Sioux Falls – Air Force hockey coach Frank Serratore, who’s right up there with Rodney Dangerfield when it comes to dropping one-liners, had a doozy earlier this week.
“Ya know what? It’s pretty obvious to me,” said Serratore, whose fourth-seeded Falcons face No. 1 seed St. Cloud State in the semifinals of the NCAA West Regional that also includes No. 2 Minnesota State Mankato and No. 3 Minnesota Duluth. “They put the three Minnesota teams in with Air Force. They’ve got the Frozen Four in St. Paul. It’s pretty obvious to me that they’re doing everything in their power to make sure a Minnesota team doesn’t make it.”
Don’t laugh. As sly as Serratore might be, Air Force is no slouch when it comes to the NCAA tournament. Last year, the then-No. 3-seeded Falcons knocked off No. 2 Western Michigan 5-4 in the Northeast Regional before falling 3-2 to top-seeded Harvard in the regional final. In 2009, the Falcons beat top-seeded Michigan 2-0 in the East Regional before losing 3-2 in double overtime to Vermont for a trip to the Frozen Four.
“That’s what we are. We’re a very difficult team to play against,” Serratore said during Thursday’s news conferences at the Denny Sanford Premier Center. “… Not only are we a tough team to play against, but we’re playing our best hockey right now.”
St. Cloud State knows not to take the Falcons lightly. In 2016, the Huskies were the West Regional’s No. 1 seed in St. Paul but lost 5-4 in overtime to No. 4 Ferris State.
“We can’t take anything for granted. All the four teams that are here deserve to be here,” Huskies defenseman Jimmy Schuldt said. “… It’s one game, and in college hockey anything can happen. We watched Mankato as a one seed lose to RIT [in 2015].”
Kudos to Sioux Falls
St. Cloud State coach Bob Motzko, who was the coach and general manager of the USHL’s Sioux Falls Stampede from 1998 to 2001, is impressed with the growth of hockey in Sioux Falls to the point where it has a state-of-the-art arena that seats more than 10,550.
“That’s what this sport does,” Motzko said. “It’s an addicting cult sport, and when it gets in a community, you can feel it. … Am I surprised? No.”
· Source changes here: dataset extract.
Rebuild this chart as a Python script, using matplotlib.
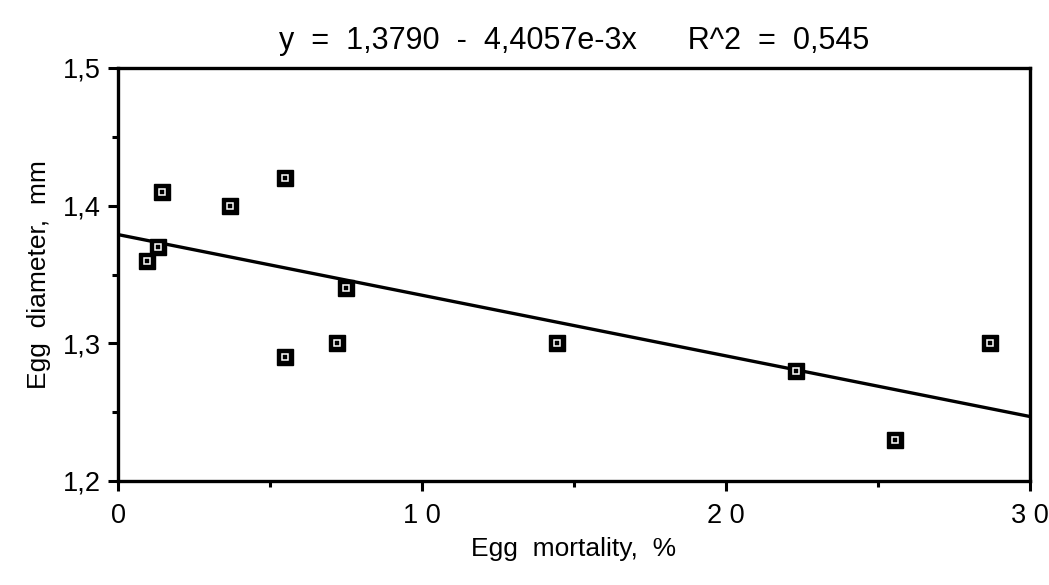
import matplotlib
matplotlib.use("Agg")
import matplotlib.pyplot as plt
import numpy as np

plt.rcParams['font.family'] = ['Liberation Sans', 'DejaVu Sans']

mortality = [0.95, 1.3, 1.45, 3.7, 5.5, 5.5, 7.2, 7.5, 14.45, 22.3, 25.55, 28.7]
diameter = [1.36, 1.37, 1.41, 1.40, 1.42, 1.29, 1.30, 1.34, 1.30, 1.28, 1.23, 1.30]
intercept = 1.3790
slope = -4.4057e-3
x_ticks = [0, 10, 20, 30]
x_tick_labels = ["0", "1 0", "2 0", "3 0"]
y_ticks = [1.2, 1.3, 1.4, 1.5]
y_tick_labels = ["1,2", "1,3", "1,4", "1,5"]
title = "y  =  1,3790  -  4,4057e-3x      R^2  =  0,545"
x_label = "Egg  mortality,  %"
y_label = "Egg  diameter,  mm"

fig = plt.figure(figsize=(10.49, 5.85), dpi=100)
ax = fig.add_axes([118/1049, 1-481/585, (1030-118)/1049, (481-68)/585])

xl = np.array([0, 30])
ax.plot(xl, intercept + slope * xl, color='black', lw=2.4, zorder=2)
ax.plot(mortality, diameter, ls='none', marker='s', ms=11, mfc='black', mec='black', zorder=3)
ax.plot(mortality, diameter, ls='none', marker='s', ms=4, mfc='black', mec='white', mew=1.1, zorder=4)

ax.set_xlim(0, 30)
ax.set_ylim(1.2, 1.5)
ax.set_xticks(x_ticks)
ax.set_xticklabels(x_tick_labels, fontsize=19.5)
ax.set_xticks([5, 15, 25], minor=True)
ax.set_yticks(y_ticks)
ax.set_yticklabels(y_tick_labels, fontsize=19.5)
ax.set_yticks([1.25, 1.35, 1.45], minor=True)
ax.tick_params(axis='both', which='major', direction='out', length=7.5, width=2.2)
ax.tick_params(axis='x', which='major', pad=8)
ax.tick_params(axis='y', which='major', pad=5)
ax.tick_params(axis='both', which='minor', direction='out', length=4, width=2.2)
for s in ax.spines.values():
    s.set_linewidth(2.4)

ax.set_xlabel(x_label, fontsize=19, labelpad=6)
ax.set_ylabel(y_label, fontsize=19, labelpad=8)
ax.set_title(title, fontsize=22, pad=14)

fig.savefig("out.png", dpi=100)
MSU Mankato senior forward Zeb Knutson, a Sioux Falls native, circled this regional on the calendar.
“When I heard the regional was going to be here, we kind of had it in the back of our minds all year and, hopefully, we could do what it takes to get here,” said Knutson, one of five Mavericks who played for the Stampede.
“And now we’re here, and it’s exciting.”
Nearly half of the players in the regional — 49 of 109 — are from Minnesota.
Minnesota Duluth has the most with 17, St. Cloud State has 14, MSU Mankato 11 and Air Force seven.